In Übereinstimmung mit dem Sachverständigen hat die Strafkammer die Gefährlichkeitsprognose auf die Befürchtung gestützt, dass zum einen wegen der leichten Erregbarkeit und Gereiztheit des Beschuldigten bereits im alltäglichen Leben erhebliches Konfliktpotential bestünde und dass zum anderen infolge der Verwahrlosung des Beschuldigten eine Kündigung auch des neuen Mietverhältnisses aufgrund Beschwerden der Nachbarschaft zu erwarten sei.
Diese Erwägungen des Landgerichts berücksichtigen jedoch nicht ausreichend, dass die für die Schuldunfähigkeit maßgebende Schizophrenie bei dem Beschuldigten bereits seit mindestens 1983 besteht und er bisher mit Aggressions- und Gewaltdelikten nicht in Erscheinung getreten ist. Dass ein Täter trotz bestehenden Defekts in 25 Jahren keine Straftaten begangen hat, ist ein gewichtiges Indiz gegen die Wahrscheinlichkeit künftiger gefährlicher Straftaten (vgl. BGHR StGB § 63 Gefährlichkeit 27). Vor diesem Hintergrund genügt der Hinweis auf die leichte Gereiztheit und Erregbarkeit des Beschuldigten nicht, um eine aktuelle Steigerung des Aggressionspotentials darzutun. Unberücksichtigt bleibt auch, dass Ursache für die Anlasstat die Kündigung der Wohnung war, die der Beschuldigte seit über 30 Jahren bewohnte und nunmehr zwangsweise verlassen musste, eine Ausnahmesituation, die nicht nur für Personen, die an krankhaften seelischen Störungen leiden, außerordentlich belastend sein kann. Schließlich vermögen auch die von der Strafkammer prognostizierten Konfliktsituationen des Beschuldigten in Bezug auf das neue Mietverhältnis keine Wahrscheinlichkeit höheren Grads für die Begehung künftiger Straftaten zu begründen. Vielmehr handelt es sich insoweit lediglich um eine latente Gefahr verbunden mit der bloßen Möglichkeit zukünftigen gefährlichen Verhaltens.

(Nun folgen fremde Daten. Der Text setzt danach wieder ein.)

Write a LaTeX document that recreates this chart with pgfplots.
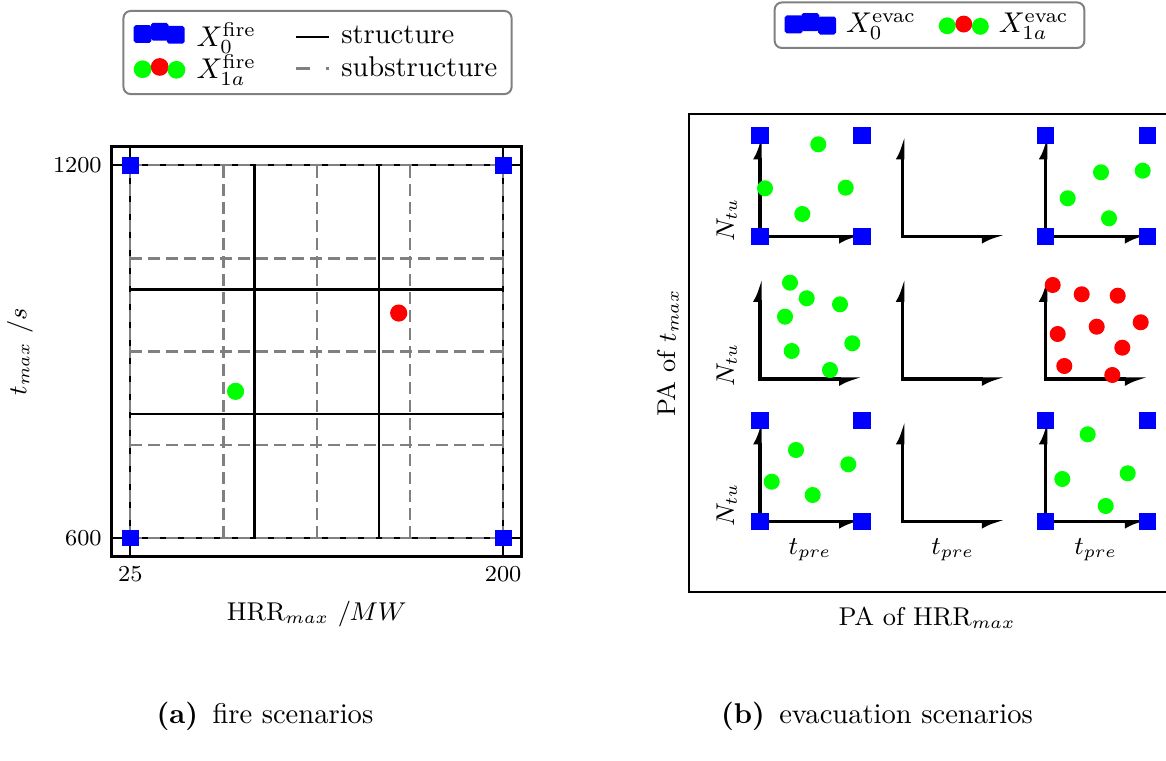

Die Frage der Unterbringung des Beschuldigten bedarf daher umfassender neuer Prüfung, wobei die neu entscheidende Strafkammer die bisher nicht erörterte Entwicklung des Beschuldigten in der einstweiligen Unterbringung in ihre Bewertung einzubeziehen und auch die Möglichkeit einer Betreuerbestellung nach §§ 1896 ff. BGB zu erwägen haben wird.